Along with the numerous reports which were sent in, a wooden model was received from one group of witnesses, a drawing from Canada and another from Texas. Sketches were sent in by persons from other areas and included a few hoaxes but these were soon separated from reports by sincere persons.
Project A will continue to receive and sift information, and when the proper time comes, make a full scientific report according to university dean Warren Hickman, co-chairman of the study.
Herald (Ada, OH) - April 17, 1953
Flying Saucer Reports Indicate
In Ohio Northern's first report on investigation of the Flying Saucer boom season is expected during July, August and September, when additional information will be available to attain objectives in the university's Project A.
With only 54 sightings available, it was impossible for the staff to make a scientific study, at least 200 being necessary for sampling of material received. Very few sightings were reported in the period from December through May, majority coming through the months of July, August and September.
Ohio with 17 led the list in number of sightings due partly to greater publicity given the project. By geographical location, Texas had 11. Kentucky 4, Virginia, Michigan, Connecticut, and New Mexico 3, Illinois and Canada 2, and one each from Washington D.C, Missouri, South Dakota, California, Arkansas and Indiana. From the 54 sightings reported, 12 appeared in July, 13 in August and 10 in September, none being, reported during the month of March. The majority appeared at night, 30 reporting after dark sightings probably due to the fact that persons are more attracted to a moving light at night. The large number of daylight sightings, 20, discounts somewhat the theory of stars, and navigation lights on aircraft.
Discs seemed the popular form or shape reported by the sighters, 39 reports being received in this category. Spheres numbered 9, cylinders 3 and other 3. Five evidently were close enough for detailed descriptions, while 49 viewed them from a safe distance. Four pilots reported audible sound apparent with 50 unable to detect any, accompanying noise.

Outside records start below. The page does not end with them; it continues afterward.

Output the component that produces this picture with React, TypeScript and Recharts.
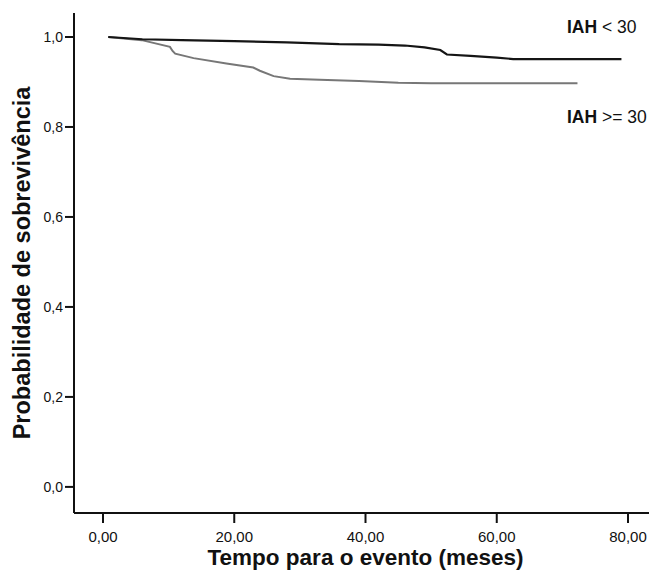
import {
  Label,
  Line,
  LineChart,
  ReferenceDot,
  XAxis,
  YAxis,
} from "recharts";

// Kaplan-Meier curves
const lowTimes = [0.8, 6, 12, 20, 28, 36, 42, 46, 49, 51.4, 52.4, 56, 60, 62.5, 70, 79];
const lowSurv = [1.0, 0.995, 0.993, 0.991, 0.988, 0.984, 0.983, 0.981, 0.977, 0.971, 0.961, 0.958, 0.954, 0.951, 0.951, 0.951];

const highTimes = [0.8, 5.9, 10.2, 10.6, 11, 13.8, 18.8, 22.9, 23.9, 26, 28.5, 33, 39, 45, 50, 60, 72.3];
const highSurv = [1.0, 0.993, 0.978, 0.969, 0.963, 0.953, 0.941, 0.932, 0.925, 0.913, 0.907, 0.905, 0.902, 0.898, 0.897, 0.897, 0.897];

const xTicks = [0, 20, 40, 60, 80];
const yTicks = [0, 0.2, 0.4, 0.6, 0.8, 1.0];

const lowData = lowTimes.map((t, i) => ({ t, s: lowSurv[i] }));
const highData = highTimes.map((t, i) => ({ t, s: highSurv[i] }));

const font = "'Liberation Sans', Arial, sans-serif";

function GroupLabel({ viewBox, text }: any) {
  const [a, b] = text;
  return (
    <text
      x={viewBox.cx ?? viewBox.x}
      y={viewBox.cy ?? viewBox.y}
      dy="0.35em"
      fontFamily={font}
      fontSize={17.5}
      fill="#111"
    >
      <tspan fontWeight="bold">{a}</tspan>
      <tspan>{b}</tspan>
    </text>
  );
}

export default function App() {
  return (
    <div style={{ width: 649, height: 572 }}>
      <style>{`body{margin:0}`}</style>
      <LineChart
        width={649}
        height={572}
        margin={{ top: 13, right: 0, bottom: 0, left: 0 }}
      >
        <XAxis
          xAxisId="top"
          orientation="top"
          type="number"
          dataKey="t"
          domain={[-4.42, 83.2]}
          allowDataOverflow
          tick={false}
          tickLine={false}
          height={0}
          axisLine={{ stroke: "#111", strokeWidth: 2 }}
        />
        <XAxis
          type="number"
          dataKey="t"
          domain={[-4.42, 83.2]}
          allowDataOverflow
          ticks={xTicks}
          height={59}
          tickSize={10}
          tickMargin={8}
          tickFormatter={(v: number) => v.toFixed(2).replace(".", ",")}
          tick={{ fill: "#111", fontSize: 15, fontFamily: font }}
          axisLine={{ stroke: "#111", strokeWidth: 2 }}
          tickLine={{ stroke: "#111", strokeWidth: 2 }}
        >
          <Label
            value="Tempo para o evento (meses)"
            position="center"
            dx={4}
            dy={15}
            style={{ fontFamily: font, fontSize: 22.5, fontWeight: "bold", fill: "#111" }}
          />
        </XAxis>
        <YAxis
          type="number"
          domain={[-0.058, 1.0533]}
          allowDataOverflow
          ticks={yTicks}
          width={74}
          tickSize={9}
          tickMargin={2}
          tickFormatter={(v: number) => v.toFixed(1).replace(".", ",")}
          tick={{ fill: "#111", fontSize: 14, fontFamily: font }}
          axisLine={{ stroke: "#111", strokeWidth: 2 }}
          tickLine={{ stroke: "#111", strokeWidth: 2 }}
        >
          <Label
            value="Probabilidade de sobrevivência"
            position="center"
            angle={-90}
            dx={-15}
            style={{ fontFamily: font, fontSize: 23.5, fontWeight: "bold", fill: "#111" }}
          />
        </YAxis>
        <Line
          data={highData}
          dataKey="s"
          type="linear"
          stroke="#777"
          strokeWidth={2}
          dot={false}
          isAnimationActive={false}
        />
        <Line
          data={lowData}
          dataKey="s"
          type="linear"
          stroke="#151515"
          strokeWidth={2.2}
          dot={false}
          isAnimationActive={false}
        />
        <ReferenceDot
          x={70.7}
          y={1.022}
          r={0}
          label={<GroupLabel text={["IAH", " < 30"]} />}
        />
        <ReferenceDot
          x={70.7}
          y={0.822}
          r={0}
          label={<GroupLabel text={["IAH", " >= 30"]} />}
        />
      </LineChart>
    </div>
  );
}
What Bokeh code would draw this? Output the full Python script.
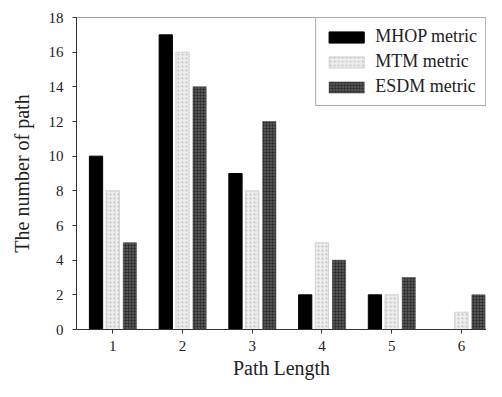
from bokeh.plotting import figure
from bokeh.models import ColumnDataSource, Span, Legend, LegendItem, FixedTicker
from bokeh.transform import dodge
from bokeh.embed import file_html
from bokeh.resources import INLINE

path_length = [1, 2, 3, 4, 5, 6]
mhop = [10, 17, 9, 2, 2, 0]
mtm = [8, 16, 8, 5, 2, 1]
esdm = [5, 14, 12, 4, 3, 2]
y_ticks = [0, 2, 4, 6, 8, 10, 12, 14, 16, 18]

src = ColumnDataSource(dict(x=path_length, mhop=mhop, mtm=mtm, esdm=esdm))

FONT = "Liberation Serif"

p = figure(width=486, height=381, output_backend="svg", toolbar_location=None,
           x_range=(0.48, 6.36), y_range=(0, 18),
           min_border_left=76, min_border_right=0, min_border_top=17, min_border_bottom=50)
p.outline_line_color = None
p.xgrid.visible = False
p.ygrid.visible = False
p.background_fill_color = "white"

w = 0.19
r1 = p.vbar(x=dodge("x", -0.24, range=p.x_range), top="mhop", width=w, source=src,
            fill_color="black", line_color="black")
r2 = p.vbar(x=dodge("x", 0.0, range=p.x_range), top="mtm", width=w, source=src,
            fill_color="#ececec", line_color="#c8c8c8", line_width=0.8,
            hatch_pattern="dot", hatch_color="#b0b0b0", hatch_scale=4, hatch_alpha=0.7)
r3 = p.vbar(x=dodge("x", 0.245, range=p.x_range), top="esdm", width=w, source=src,
            fill_color="#555555", line_color="#444444", line_width=0.5,
            hatch_pattern="cross", hatch_color="#262626", hatch_scale=3, hatch_alpha=0.6)

p.add_layout(Span(location=18, dimension="width", line_color="#444444", line_width=1))

for ax in (p.xaxis[0], p.yaxis[0]):
    ax.axis_line_color = "#333333"
    ax.major_tick_line_color = "#333333"
    ax.major_tick_out = 4
    ax.major_tick_in = 0
    ax.minor_tick_line_color = None
    ax.major_label_text_font = FONT
    ax.major_label_text_font_size = "15px"
    ax.major_label_text_color = "#222222"
    ax.axis_label_text_font = FONT
    ax.axis_label_text_font_size = "20px"
    ax.axis_label_text_font_style = "normal"
    ax.axis_label_text_color = "#222222"

p.xaxis.ticker = FixedTicker(ticks=path_length)
p.yaxis.ticker = FixedTicker(ticks=y_ticks)
p.xaxis.axis_label = "Path Length"
p.yaxis.axis_label = "The number of path"
p.xaxis.major_label_standoff = 7
p.yaxis.major_label_standoff = 9
p.xaxis.axis_label_standoff = 3
p.yaxis.axis_label_standoff = 13

legend = Legend(items=[
    LegendItem(label="MHOP metric", renderers=[r1]),
    LegendItem(label="MTM metric", renderers=[r2]),
    LegendItem(label="ESDM metric", renderers=[r3]),
], location="top_right")
legend.margin = 0
legend.padding = 8
legend.spacing = 4
legend.label_height = 20
legend.glyph_height = 14
legend.glyph_width = 44
legend.label_standoff = 7
legend.label_text_font = FONT
legend.label_text_font_size = "18px"
legend.label_text_color = "#222222"
legend.border_line_color = "#555555"
legend.border_line_width = 1
legend.background_fill_alpha = 1
p.add_layout(legend)

open("out.html", "w").write(file_html(p, INLINE))
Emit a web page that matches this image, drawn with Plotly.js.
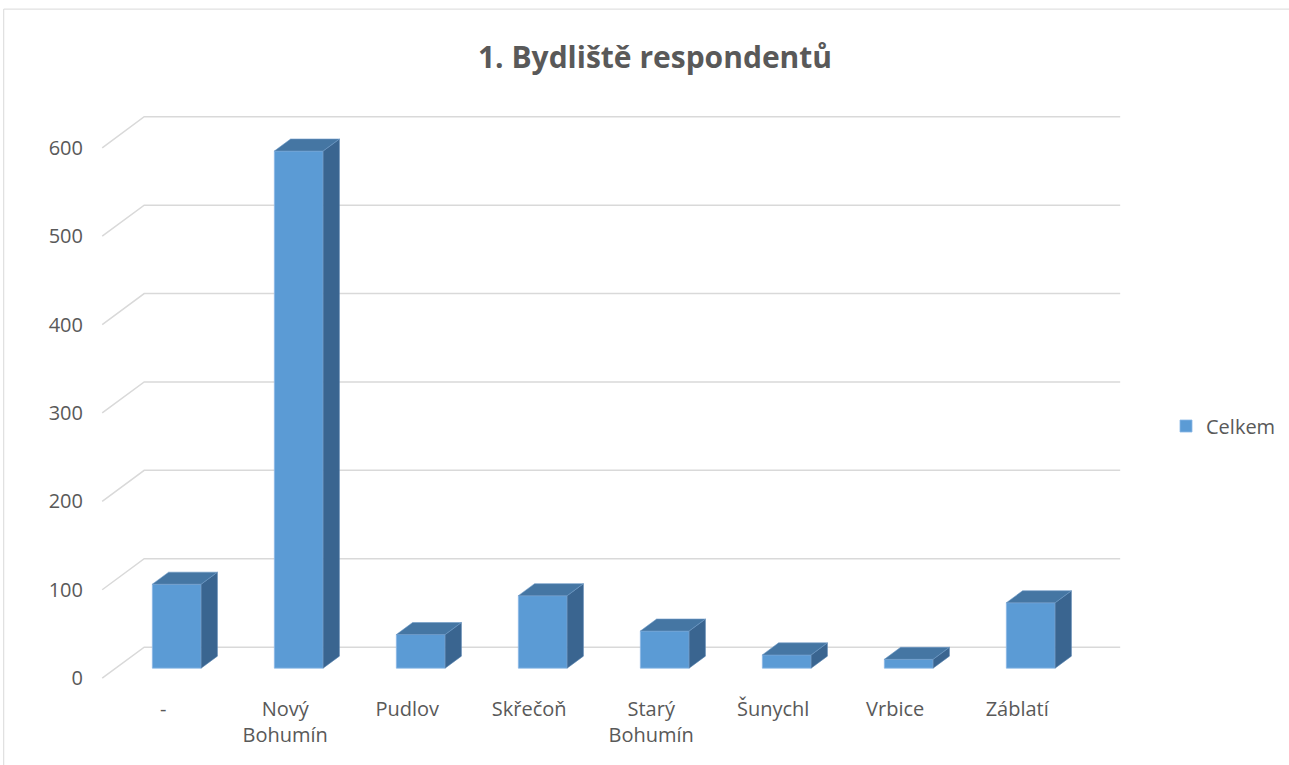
<!DOCTYPE html>
<html>
<head>
<meta charset="utf-8">
<script src="https://cdn.plot.ly/plotly-3.0.1.min.js"></script>
<style>
html,body{margin:0;padding:0;background:#fff;}
#chart{width:1289px;height:765px;}
</style>
</head>
<body>
<div id="chart"></div>
<script>
// ---- data ----
const categories = ["-", "Nový<br>Bohumín", "Pudlov", "Skřečoň", "Starý<br>Bohumín", "Šunychl", "Vrbice", "Záblatí"];
const values = [95, 585, 38, 82, 42, 15, 10, 74];
const seriesName = "Celkem";
const yTicks = [0, 100, 200, 300, 400, 500, 600];
const chartTitle = "1. Bydliště respondentů";

// ---- 3D projection style constants ----
const KX = 42 / 122;     // depth shift in x (category units) for full depth
const KY = 31 / 0.8833;  // depth shift in y (value units) for full depth
const dF = 0.3226;       // bar front depth
const dB = 0.71;         // bar back depth
const W = 0.4;           // bar width

const xs = categories.map((_, i) => i);

// front faces (bar trace)
const frontTrace = {
  type: 'bar',
  name: seriesName,
  x: xs.map(c => c + dF * KX),
  y: values,
  base: values.map(() => dF * KY),
  width: W,
  marker: {color: '#5B9BD5', line: {color: '#8CB8E6', width: 0.8}},
  hoverinfo: 'skip',
  showlegend: true
};

// side and top faces
const sx = [], sy = [], tx = [], ty = [];
xs.forEach((c, i) => {
  const v = values[i];
  const r0 = c + W / 2 + dF * KX, r1 = c + W / 2 + dB * KX;
  const l0 = c - W / 2 + dF * KX, l1 = c - W / 2 + dB * KX;
  sx.push(r0, r1, r1, r0, r0, null);
  sy.push(dF * KY, dB * KY, v + dB * KY, v + dF * KY, dF * KY, null);
  tx.push(l0, l1, r1, r0, l0, null);
  ty.push(v + dF * KY, v + dB * KY, v + dB * KY, v + dF * KY, v + dF * KY, null);
});
const sideTrace = {
  type: 'scatter', mode: 'lines', x: sx, y: sy, fill: 'toself',
  fillcolor: '#3A6590', line: {color: '#5E88B3', width: 0.6},
  hoverinfo: 'skip', showlegend: false
};
const topTrace = {
  type: 'scatter', mode: 'lines', x: tx, y: ty, fill: 'toself',
  fillcolor: '#4576A3', line: {color: '#6C98C6', width: 0.6},
  hoverinfo: 'skip', showlegend: false
};

// perspective gridlines as shapes below traces
const xFront = -0.5, xEnd = categories.length - 0.5 + KX;
const shapes = yTicks.map(v => ({
  type: 'path', xref: 'x', yref: 'y', layer: 'below',
  path: `M ${xFront},${v} L ${xFront + KX},${v + KY} L ${xEnd},${v + KY}`,
  line: {color: '#D9D9D9', width: 1.5}
}));
// chart border
shapes.push({
  type: 'rect', xref: 'paper', yref: 'paper',
  x0: -0.0832, x1: 1.4, y0: -0.4, y1: 1.1708,
  line: {color: '#D9D9D9', width: 1}, fillcolor: 'rgba(0,0,0,0)', layer: 'below'
});

const font = {family: 'Open Sans, sans-serif', size: 20, color: '#595959'};

const layout = {
  width: 1289, height: 765,
  margin: {l: 89.8, r: 162.2, t: 108.3, b: 78.2, pad: 0},
  paper_bgcolor: '#fff', plot_bgcolor: '#fff',
  title: {
    text: '<b>' + chartTitle + '</b>',
    font: {family: 'Open Sans, sans-serif', size: 30, color: '#595959'},
    xref: 'container', yref: 'container',
    x: 655 / 1289, xanchor: 'center', y: 1 - 57 / 765, yanchor: 'middle'
  },
  xaxis: {
    range: [-0.6, 7.9], tickvals: xs, ticktext: categories,
    showgrid: false, zeroline: false, showline: false, ticks: '',
    tickfont: font, ticklabelstandoff: 8, fixedrange: true
  },
  yaxis: {
    range: [-10, 645], tickvals: yTicks,
    showgrid: false, zeroline: false, showline: false, ticks: '',
    tickfont: font, ticklabelstandoff: 6, fixedrange: true
  },
  legend: {
    xref: 'container', yref: 'container',
    x: 1166 / 1289, xanchor: 'left', y: 1 - 426 / 765, yanchor: 'middle',
    font: font, bgcolor: 'rgba(0,0,0,0)'
  },
  shapes: shapes,
  showlegend: true
};

Plotly.newPlot('chart', [frontTrace, sideTrace, topTrace], layout, {displayModeBar: false, staticPlot: true});
</script>
</body>
</html>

Five persons were close enough for detailed descriptions but most of the sightings indicate a very high speed whenever the object was in motion. Consensus on the pattern of flight was a slow ascension vertically from the earth, movement in, a horizontal line for a short distance, another vertical rise, and following this pattern until desired altitude was reached before accelerating to a high rate of speed.